Collected material:
* * *

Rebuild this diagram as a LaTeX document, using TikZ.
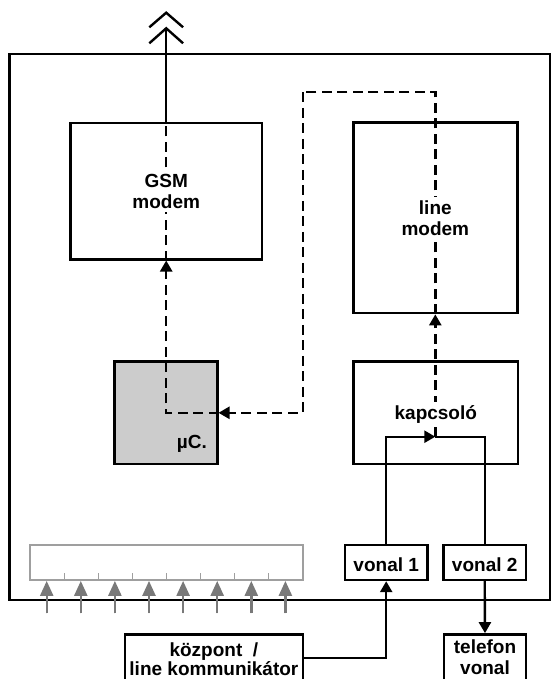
\documentclass[tikz,border=0pt]{standalone}
\usepackage{fontspec}
\setmainfont{Liberation Sans}
\usetikzlibrary{arrows.meta}
\begin{document}
\begin{tikzpicture}[x=1pt,y=-1pt,line width=2.4pt,
  box/.style={draw,line width=2.4pt,inner sep=0pt},
  lbl/.style={font=\fontsize{19}{20.8}\selectfont\bfseries,align=center,inner sep=1pt},
  lblw/.style={lbl,fill=white,inner sep=4pt},
  dsh/.style={dash pattern=on 10pt off 5.5pt},
  tip/.style={-{Triangle[length=11pt,width=12pt]}},
  gtip/.style={-{Triangle[length=15pt,width=13pt]},draw=gray!95!black,line width=2.4pt,fill=gray!95!black},
  busbox/.style={draw=gray!75,line width=1.8pt,inner sep=0pt},
]
\clip (0,0) rectangle (551,679);
% outer frame
\draw (9.3,54.3) rectangle (550,600);
% boxes
\node[box,minimum width=191.5pt,minimum height=136pt] (gsm) at (166.2,191.3) {};
\node[box,minimum width=164pt,minimum height=190.7pt] (lm) at (435.3,217.8) {};
\node[box,fill=gray!40,minimum width=103pt,minimum height=102.3pt] (uc) at (165.8,412.8) {};
\node[box,minimum width=164.4pt,minimum height=102.3pt] (ks) at (435.5,412.8) {};
\node[box,minimum width=82.3pt,minimum height=35pt] (v1) at (386.2,562.5) {};
\node[box,minimum width=82.7pt,minimum height=35pt] (v2) at (484.7,562.5) {};
\node[box,minimum width=177.7pt,minimum height=65.7pt] (kp) at (213.9,667.2) {};
\node[box,minimum width=82pt,minimum height=65.7pt] (tel) at (485,667.2) {};
\node[busbox,minimum width=273.3pt,minimum height=35pt] (bus) at (166.7,562.5) {};
% bus ticks
\foreach \i in {0,...,6}{
  \coordinate (t\i) at ({64.3+34*\i},573);
  \draw[draw=gray!75,line width=1.5pt] (t\i) -- (t\i |- bus.south);
}
% gray input arrows
\foreach \i in {0,...,7}{
  \coordinate (g\i) at ({46.7+34.1*\i},613.3);
  \draw[gtip] (g\i) -- (g\i |- bus.south);
}
% antenna
\coordinate (ant) at (166.2,28.3);
\draw (gsm.north) -- (ant);
\draw[line join=miter] (149.3,27.3) -- (166.2,12.7) -- (183.1,27.3);
\draw[line join=miter] (149.3,43.3) -- (ant) -- (183.1,43.3);
% dashed signal paths
\coordinate (kj) at (435.3,436.7);
\coordinate (loopR) at (435.3,92.3);
\coordinate (loopL) at (302.7,92.3);
\draw[dsh,tip] (kj) -- (lm.south);
\draw[dsh] (lm.south) -- (loopR) -- (loopL);
\draw[dsh,tip] (loopL) |- (uc.east);
\draw[dsh,tip] (uc.east) -| (gsm.south);
\draw[dsh] (gsm.south) -- (gsm.north);
% solid line paths
\draw[tip] (v1.north) |- (kj);
\draw (kj) -| (v2.north);
\draw[tip] (v2.south) -- (tel.north);
\draw[tip] ([yshift=9.5pt]kp.east) -| (v1.south);
% labels
\node[lblw] at (166.2,191.2) {GSM\\modem};
\node[lblw] at (435.3,218.3) {line\\modem};
\node[lblw,inner sep=3pt,anchor=base] at (435.8,419) {kapcsoló};
\node[lbl,anchor=base east] at (209,448) {µC.};
\node[lbl,anchor=base] at (386.2,571.5) {vonal 1};
\node[lbl,anchor=base] at (484.7,571.5) {vonal 2};
\node[lbl,anchor=base] at (213.9,656) {központ~ /};
\node[lbl,anchor=base] at (213.9,675.7) {line kommunikátor};
\node[lbl,anchor=base] at (485,653.3) {telefon};
\node[lbl,anchor=base] at (485,674) {vonal};
\end{tikzpicture}
\end{document}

* * *

Task objective: The material above must be printed exactly, with its pictures left out.

Written solution:
Rebuild this diagram as a LaTeX document, using TikZ.
\documentclass[tikz,border=0pt]{standalone}
\usepackage{fontspec}
\setmainfont{Liberation Sans}
\usetikzlibrary{arrows.meta}
\begin{document}
\begin{tikzpicture}[x=1pt,y=-1pt,line width=2.4pt,
  box/.style={draw,line width=2.4pt,inner sep=0pt},
  lbl/.style={font=\fontsize{19}{20.8}\selectfont\bfseries,align=center,inner sep=1pt},
  lblw/.style={lbl,fill=white,inner sep=4pt},
  dsh/.style={dash pattern=on 10pt off 5.5pt},
  tip/.style={-{Triangle[length=11pt,width=12pt]}},
  gtip/.style={-{Triangle[length=15pt,width=13pt]},draw=gray!95!black,line width=2.4pt,fill=gray!95!black},
  busbox/.style={draw=gray!75,line width=1.8pt,inner sep=0pt},
]
\clip (0,0) rectangle (551,679);
% outer frame
\draw (9.3,54.3) rectangle (550,600);
% boxes
\node[box,minimum width=191.5pt,minimum height=136pt] (gsm) at (166.2,191.3) {};
\node[box,minimum width=164pt,minimum height=190.7pt] (lm) at (435.3,217.8) {};
\node[box,fill=gray!40,minimum width=103pt,minimum height=102.3pt] (uc) at (165.8,412.8) {};
\node[box,minimum width=164.4pt,minimum height=102.3pt] (ks) at (435.5,412.8) {};
\node[box,minimum width=82.3pt,minimum height=35pt] (v1) at (386.2,562.5) {};
\node[box,minimum width=82.7pt,minimum height=35pt] (v2) at (484.7,562.5) {};
\node[box,minimum width=177.7pt,minimum height=65.7pt] (kp) at (213.9,667.2) {};
\node[box,minimum width=82pt,minimum height=65.7pt] (tel) at (485,667.2) {};
\node[busbox,minimum width=273.3pt,minimum height=35pt] (bus) at (166.7,562.5) {};
% bus ticks
\foreach \i in {0,...,6}{
  \coordinate (t\i) at ({64.3+34*\i},573);
  \draw[draw=gray!75,line width=1.5pt] (t\i) -- (t\i |- bus.south);
}
% gray input arrows
\foreach \i in {0,...,7}{
  \coordinate (g\i) at ({46.7+34.1*\i},613.3);
  \draw[gtip] (g\i) -- (g\i |- bus.south);
}
% antenna
\coordinate (ant) at (166.2,28.3);
\draw (gsm.north) -- (ant);
\draw[line join=miter] (149.3,27.3) -- (166.2,12.7) -- (183.1,27.3);
\draw[line join=miter] (149.3,43.3) -- (ant) -- (183.1,43.3);
% dashed signal paths
\coordinate (kj) at (435.3,436.7);
\coordinate (loopR) at (435.3,92.3);
\coordinate (loopL) at (302.7,92.3);
\draw[dsh,tip] (kj) -- (lm.south);
\draw[dsh] (lm.south) -- (loopR) -- (loopL);
\draw[dsh,tip] (loopL) |- (uc.east);
\draw[dsh,tip] (uc.east) -| (gsm.south);
\draw[dsh] (gsm.south) -- (gsm.north);
% solid line paths
\draw[tip] (v1.north) |- (kj);
\draw (kj) -| (v2.north);
\draw[tip] (v2.south) -- (tel.north);
\draw[tip] ([yshift=9.5pt]kp.east) -| (v1.south);
% labels
\node[lblw] at (166.2,191.2) {GSM\\modem};
\node[lblw] at (435.3,218.3) {line\\modem};
\node[lblw,inner sep=3pt,anchor=base] at (435.8,419) {kapcsoló};
\node[lbl,anchor=base east] at (209,448) {µC.};
\node[lbl,anchor=base] at (386.2,571.5) {vonal 1};
\node[lbl,anchor=base] at (484.7,571.5) {vonal 2};
\node[lbl,anchor=base] at (213.9,656) {központ~ /};
\node[lbl,anchor=base] at (213.9,675.7) {line kommunikátor};
\node[lbl,anchor=base] at (485,653.3) {telefon};
\node[lbl,anchor=base] at (485,674) {vonal};
\end{tikzpicture}
\end{document}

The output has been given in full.